Member of the Colorado House of Representatives from District 4
- Incumbent
- Assumed office January 8, 2025
- Preceded by: Tim Hernández

Personal details
- Party: Democratic
- Education: University of Utah

= Cecelia Espenoza =

American politician

Cecelia Espenoza is an American politician and retired judge. She was elected as a member of the Colorado House of Representatives in the 2024 election for the 4th district. She is a member of the Democratic Party.

== Early life, education, and political career ==
Espenoza was born to farmworkers and is of Mexican American descent. Denverite reported that Espenoza was the first Latina to graduate from the honors program at the University of Utah. In 1982, she became the second Latina to be admitted to the Utah State Bar.

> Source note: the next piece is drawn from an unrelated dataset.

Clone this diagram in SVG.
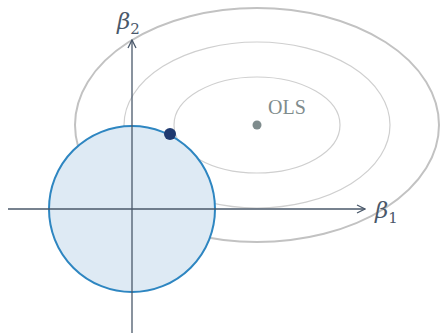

In the 1990s, she became a law professor at the University of Denver. During her career, she served as an appellate immigration judge, and worked in the U.S. Department of Justice as a Senior Associate General Counsel, for the Executive Office of Immigration Review where she served as the Privacy Officer, Freedom of Information Counsel and Records Officer.

== Political career ==
In June 2024, she won the Democratic primary for the 4th district of the Colorado House of Representatives, defeating incumbent Representative Tim Hernández. Espenoza had previously contested the same position in a 2023 vacancy appointment to replace Serena Gonzales-Gutierrez but had been defeated by Hernández. She serves on the House Judiciary and State, Veteran and Military Affairs Committees. Espenoza is also appointed as a Commissioner of the Uniform Laws Commission.